Requirement 7: Restrict access to cardholder data by business need to know

Ok, requirement #7 falls under the criteria of “access control.” This requirement stipulates that you should create a secure pool (or group) of users that have direct access to the cardholder data. People are added to that group ONLY if they have a legitimate business purpose to “need to know” the details of the cardholder data.

Requirement 8: Identify and authenticate access to system components

Requirements #7 and #8 go hand-in-hand because if you’re going to create a secure group of users who will have access to the cardholder data, then you have the infrastructure in place to provide 2-factor authentication to identify those users. A system component can be any type of computing infrastructure such as a webserver, database, or firewall.

Requirement 9: Restrict physical access to cardholder data

In traditional computing systems, cardholder data (either from a credit or a debit card) is physically stored in a database. In order to comply with requirement #9, the computer where the database is installed needs to be physically restricted to prevent unauthorized users to get access to the cardholder data.
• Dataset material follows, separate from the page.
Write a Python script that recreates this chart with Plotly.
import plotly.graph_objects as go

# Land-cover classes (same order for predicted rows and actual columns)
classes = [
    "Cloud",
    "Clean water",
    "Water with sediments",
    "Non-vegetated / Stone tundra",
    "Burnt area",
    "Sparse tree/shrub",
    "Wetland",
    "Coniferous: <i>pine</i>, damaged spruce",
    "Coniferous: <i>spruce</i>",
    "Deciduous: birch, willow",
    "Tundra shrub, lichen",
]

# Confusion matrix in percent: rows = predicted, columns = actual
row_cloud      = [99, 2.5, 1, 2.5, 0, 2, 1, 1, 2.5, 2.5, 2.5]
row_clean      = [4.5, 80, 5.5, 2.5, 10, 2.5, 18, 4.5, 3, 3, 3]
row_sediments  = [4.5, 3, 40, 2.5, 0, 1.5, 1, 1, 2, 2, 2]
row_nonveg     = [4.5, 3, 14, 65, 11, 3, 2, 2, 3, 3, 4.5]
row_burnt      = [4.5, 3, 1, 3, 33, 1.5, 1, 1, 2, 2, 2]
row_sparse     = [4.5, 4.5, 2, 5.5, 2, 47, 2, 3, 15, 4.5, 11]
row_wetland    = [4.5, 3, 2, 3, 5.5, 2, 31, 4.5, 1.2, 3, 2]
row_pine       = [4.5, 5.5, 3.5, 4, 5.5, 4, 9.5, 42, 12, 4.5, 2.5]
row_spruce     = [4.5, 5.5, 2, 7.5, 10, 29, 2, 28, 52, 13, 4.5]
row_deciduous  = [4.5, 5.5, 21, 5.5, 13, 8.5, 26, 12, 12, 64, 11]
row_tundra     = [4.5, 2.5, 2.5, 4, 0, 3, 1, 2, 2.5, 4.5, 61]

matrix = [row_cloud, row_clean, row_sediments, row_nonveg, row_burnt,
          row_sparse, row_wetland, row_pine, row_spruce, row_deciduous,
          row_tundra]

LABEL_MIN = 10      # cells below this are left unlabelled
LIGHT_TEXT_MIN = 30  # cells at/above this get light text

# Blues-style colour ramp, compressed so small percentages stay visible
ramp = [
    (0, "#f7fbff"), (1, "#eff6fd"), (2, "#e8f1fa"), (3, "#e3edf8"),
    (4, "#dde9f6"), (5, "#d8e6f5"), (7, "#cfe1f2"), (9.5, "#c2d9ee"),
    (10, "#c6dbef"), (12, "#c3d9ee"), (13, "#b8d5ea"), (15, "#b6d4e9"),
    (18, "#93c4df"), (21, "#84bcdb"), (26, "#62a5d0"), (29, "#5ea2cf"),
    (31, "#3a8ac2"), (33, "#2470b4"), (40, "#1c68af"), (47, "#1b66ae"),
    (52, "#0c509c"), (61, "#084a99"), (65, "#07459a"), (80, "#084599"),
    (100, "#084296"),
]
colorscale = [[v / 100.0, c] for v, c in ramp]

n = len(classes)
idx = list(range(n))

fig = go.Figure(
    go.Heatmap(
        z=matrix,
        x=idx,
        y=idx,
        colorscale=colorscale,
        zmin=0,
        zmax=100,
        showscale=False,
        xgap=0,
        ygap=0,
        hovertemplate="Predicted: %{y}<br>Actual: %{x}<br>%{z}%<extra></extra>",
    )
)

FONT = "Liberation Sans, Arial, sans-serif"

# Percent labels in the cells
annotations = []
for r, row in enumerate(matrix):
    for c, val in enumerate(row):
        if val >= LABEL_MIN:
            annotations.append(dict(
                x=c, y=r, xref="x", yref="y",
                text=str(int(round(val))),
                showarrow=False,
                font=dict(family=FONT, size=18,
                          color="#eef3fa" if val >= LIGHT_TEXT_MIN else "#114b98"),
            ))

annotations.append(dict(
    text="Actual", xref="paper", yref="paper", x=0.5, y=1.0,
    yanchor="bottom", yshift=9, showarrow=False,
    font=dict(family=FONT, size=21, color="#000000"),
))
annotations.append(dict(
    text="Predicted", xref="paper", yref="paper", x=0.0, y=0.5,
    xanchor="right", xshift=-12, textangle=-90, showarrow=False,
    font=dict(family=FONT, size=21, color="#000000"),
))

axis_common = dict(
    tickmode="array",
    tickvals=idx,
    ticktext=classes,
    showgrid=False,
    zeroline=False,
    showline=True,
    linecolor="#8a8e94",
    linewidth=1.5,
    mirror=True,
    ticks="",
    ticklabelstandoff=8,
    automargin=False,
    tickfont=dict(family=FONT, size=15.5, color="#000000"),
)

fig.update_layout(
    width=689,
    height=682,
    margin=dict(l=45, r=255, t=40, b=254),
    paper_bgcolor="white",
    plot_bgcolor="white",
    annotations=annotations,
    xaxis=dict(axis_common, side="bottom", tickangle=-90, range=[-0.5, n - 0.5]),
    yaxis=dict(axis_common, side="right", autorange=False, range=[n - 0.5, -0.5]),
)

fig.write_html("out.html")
Such restrictions could be (for instance) a secured computer room that has keycard access.

Requirement 10: Track and monitor all access to network resources and cardholder data

Again, this requirement becomes simple when you use a HIDS as a part of your overall computer security system. In order to detect if there is any type of unauthorized access to computer systems, you need software that is capable of detecting intrusions as well as provide the logging and reporting necessary to catalog all types of access to your systems.

Requirement 11: Regularly test security systems and processes

Unfortunately, just because you’ve implemented all of the above PCI DSS security requirements within your computing infrastructure, it doesn’t mean that they’re all working as intended. So, in order to be compliant with #11, you need to implement a system that periodically tests the integrity of your system as a whole.

Requirement 12: Maintain a policy that addresses information security for all personnel

As a part of the final requirement, it is mandatory that your company makes information security as an official part of the company’s policy. As a result, it becomes “everyone’s responsibility” to employ the company’s policies to protect cardholder data.

How Lacework’s Host Intrusion Detection overcomes the limitations of network intrusion detection systems

Lacework enables organizations to strengthen their cloud security with an anomaly-based intrusion detection system that operates at the host-level. Because data is collected at the host level, security teams can more accurately and effectively detect insider attacks that others wouldn’t be identified in network traffic. Instead of using the same signatures and rules that hackers already know about, our host intrusion detection system (HIDS) operates far beyond the limitations of a network-based intrusion detection system to identify all activity happening across all cloud workloads and accounts.

Security of your workloads depends on how well your HIDS solution can detect insider attacks that otherwise won’t be caught in the network traffic, and how well you can investigate an infected host or application based on the data that has been collected.

Host intrusion detection overcomes the limitations of network intrusion detection systems that are traditionally used in an enterprise data center or non-cloud based infrastructure. Intrusion detection originally looked only at ingress and egress traffic on an enterprise’s network. But to address the constantly changing nature of cloud and containerized environments, a new, agile, and far more comprehensive solution is required.